The single most skipped step
Press each Command Strip pair together first, then peel and stick. Skipping the click-together step is the reason most failures happen, because the two halves never bond and the frame slides off within days.
Apply the strips and seat the frames
Wipe each wall contact point with isopropyl alcohol and let it dry for a minute. Command’s own instructions specify this because the strips bond to a clean surface and fail on anything dusty or greasy, and emulsion paint in a lived-in flat carries a surprising film of cooking residue and skin oils. Skip the alcohol on fresh, uncured paint though, because emulsion needs around three weeks to fully cure and the adhesive can lift uncured paint clean off the plaster.
Work through the templates from the centre of the arrangement outward. Peel the wall-side liner, press the strip pair onto the marked point on the paper template through a small window you cut in the paper, or lift each template just before mounting its frame. Press hard for 30 seconds per strip. Then attach the matching strip halves to the back of the frame, peel their liners, and press the frame onto the wall-mounted halves following the template position. Hold for another 30 seconds.
Then comes the step the instructions bury. Lift each frame straight off the wall again immediately after that first press. The two strip halves stay stuck to each other and to the wall, and lifting the frame lets the wall-side adhesive bond properly under firm thumb pressure for a full hour before any load goes on it. Reattach the frame only after that hour. Frames hung without this rest period are the ones that creep downward over the following month.
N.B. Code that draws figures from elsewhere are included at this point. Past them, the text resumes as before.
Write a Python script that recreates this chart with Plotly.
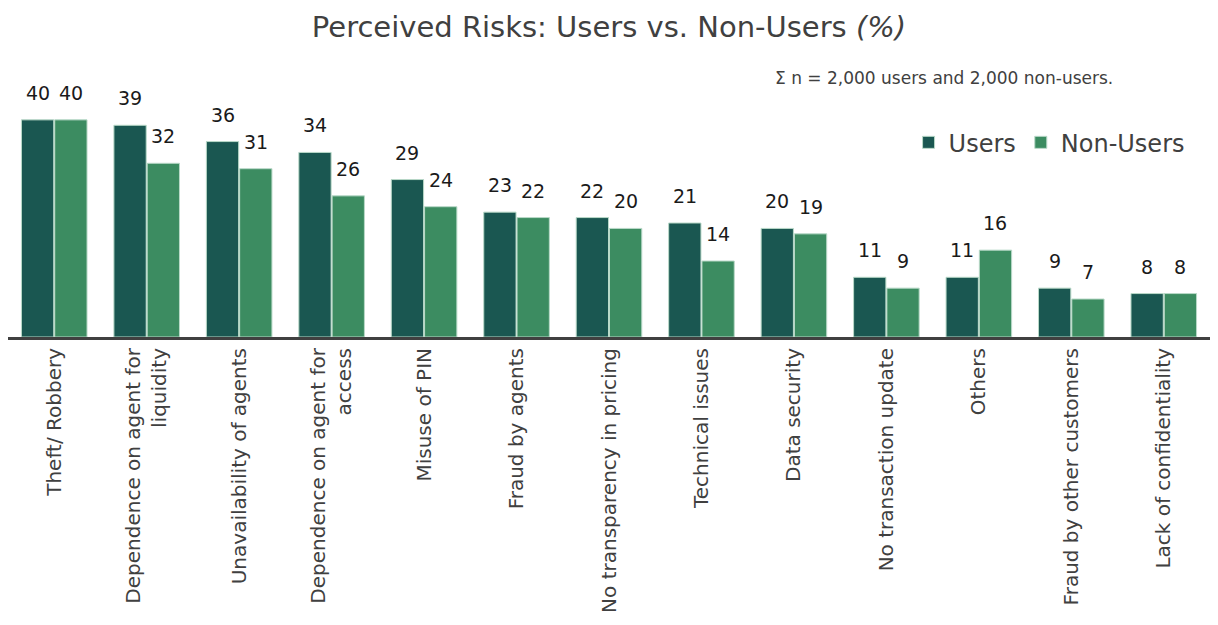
import plotly.graph_objects as go

categories = [
    "Theft/ Robbery",
    "Dependence on agent for<br>liquidity",
    "Unavailability of agents",
    "Dependence on agent for<br>access",
    "Misuse of PIN",
    "Fraud by agents",
    "No transparency in pricing",
    "Technical issues",
    "Data security",
    "No transaction update",
    "Others",
    "Fraud by other customers",
    "Lack of confidentiality",
]
users = [40, 39, 36, 34, 29, 23, 22, 21, 20, 11, 11, 9, 8]
non_users = [40, 32, 31, 26, 24, 22, 20, 14, 19, 9, 16, 7, 8]

FONT = "'DejaVu Sans', sans-serif"
DARK = "#1A5751"
LIGHT = "#3C8C61"
TEXT = "#404040"

BARGAP = 0.28
GROUPGAP = 0.03
PLOT_W = 1218 - 16
slot = PLOT_W / len(categories)
half_offset = slot * (1 - BARGAP) / 4  # distance from category centre to each bar centre

fig = go.Figure()
series = [("Users", users, DARK, -1), ("Non-Users", non_users, LIGHT, 1)]
for name, vals, col, side in series:
    fig.add_trace(go.Bar(
        name=name,
        x=categories,
        y=vals,
        marker=dict(color=col, line=dict(color="#B9D9C8", width=1)),
        cliponaxis=False,
    ))

# value labels above each bar
annotations = []
for name, vals, col, side in series:
    for cat, v in zip(categories, vals):
        annotations.append(dict(
            x=cat, y=v, xref="x", yref="y",
            xshift=side * half_offset, yshift=14,
            text=str(v), showarrow=False,
            xanchor="center", yanchor="bottom",
            font=dict(size=19, color="#1a1a1a", family=FONT),
        ))

annotations.append(dict(
    text="Σ n = 2,000 users and 2,000 non-users.",
    xref="paper", yref="paper",
    x=0.921, xanchor="right",
    y=1.0, yanchor="bottom",
    yshift=19,
    showarrow=False,
    font=dict(size=17, color=TEXT, family=FONT),
))

fig.update_layout(
    width=1218,
    height=625,
    margin=dict(l=8, r=8, t=109, b=288),
    paper_bgcolor="white",
    plot_bgcolor="white",
    barmode="group",
    bargap=BARGAP,
    bargroupgap=GROUPGAP,
    font=dict(family=FONT, color=TEXT),
    title=dict(
        text="Perceived Risks: Users vs. Non-Users <i>(%)</i>",
        x=0.5, xanchor="center", y=0.957, yanchor="middle",
        font=dict(size=29, color=TEXT, family=FONT),
    ),
    legend=dict(
        orientation="h",
        x=0.983, xanchor="right",
        y=0.852, yref="paper", yanchor="middle",
        font=dict(size=24, color=TEXT, family=FONT),
        bgcolor="rgba(0,0,0,0)",
        itemwidth=30,
        traceorder="normal",
    ),
    annotations=annotations,
    showlegend=True,
)

fig.update_xaxes(
    showline=True, linecolor=TEXT, linewidth=3,
    tickangle=-90, ticks="", showgrid=False,
    tickfont=dict(size=20, color=TEXT, family=FONT),
)
fig.update_yaxes(
    range=[0, 42], visible=False, showgrid=False, zeroline=False,
)

fig.write_html("out.html")
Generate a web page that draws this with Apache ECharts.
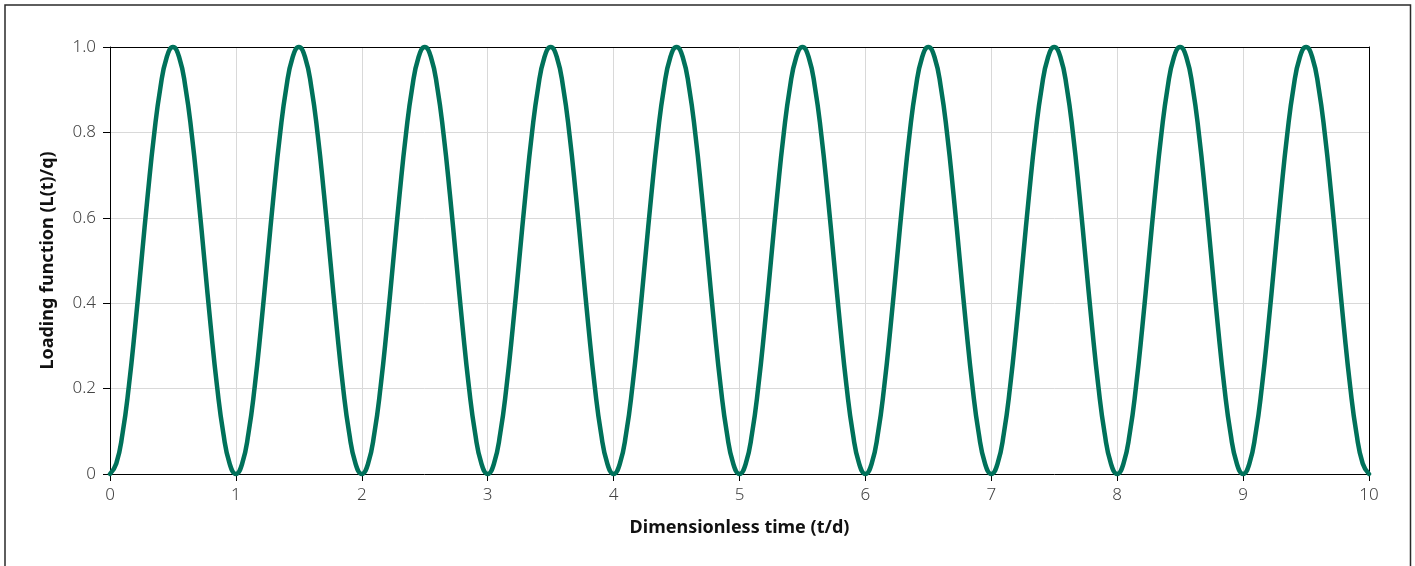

Use a small spirit level, or the level function built into most phones, on the top edge of each frame as you seat it. The velcro-style closure on the picture-hanging strips allows a few millimetres of lateral adjustment after mounting, so minor level corrections are possible without re-peeling anything.
When the wall fights back
Textured wallpaper, lining paper, and limewash finishes defeat Command Strips because the adhesive needs continuous flat contact and these surfaces only touch the strip at scattered high points. On woodchip wallpaper, common in older rented flats, the strips hold a fraction of their rated weight and fail early. The workaround is a strip of clear acrylic or a thin painted MDF panel screwed or strip-mounted to the wall as a flat substrate, with the frames then strip-mounted to that panel. The panel spreads the load and gives the adhesive the continuous contact it needs.
Gloss and eggshell finishes behave differently from matt emulsion. The harder, less porous surface of an eggshell from the Farrow and Ball Estate range actually bonds well and releases cleanly later, which is the whole appeal of the system in a rented flat where you forfeit a deposit over filled screw holes. Removal works by pulling the strip’s tab straight down, parallel to the wall, stretching the adhesive until it releases without taking paint. Pulling outward instead of down is what tears the paint and creates the damage the system was meant to avoid.
The frames most likely to outlast the adhesive are the heavy ones you weighed at the start. A 2kg framed print on a single large strip pair sits right at the rating ceiling, and ceilings are where adhesives fail first as ambient temperature climbs in summer and the bond softens. Whether that print belongs on adhesive at all, or on a single discreet screw you fill on the way out, is the calculation worth running before the strips ever come out of the packet.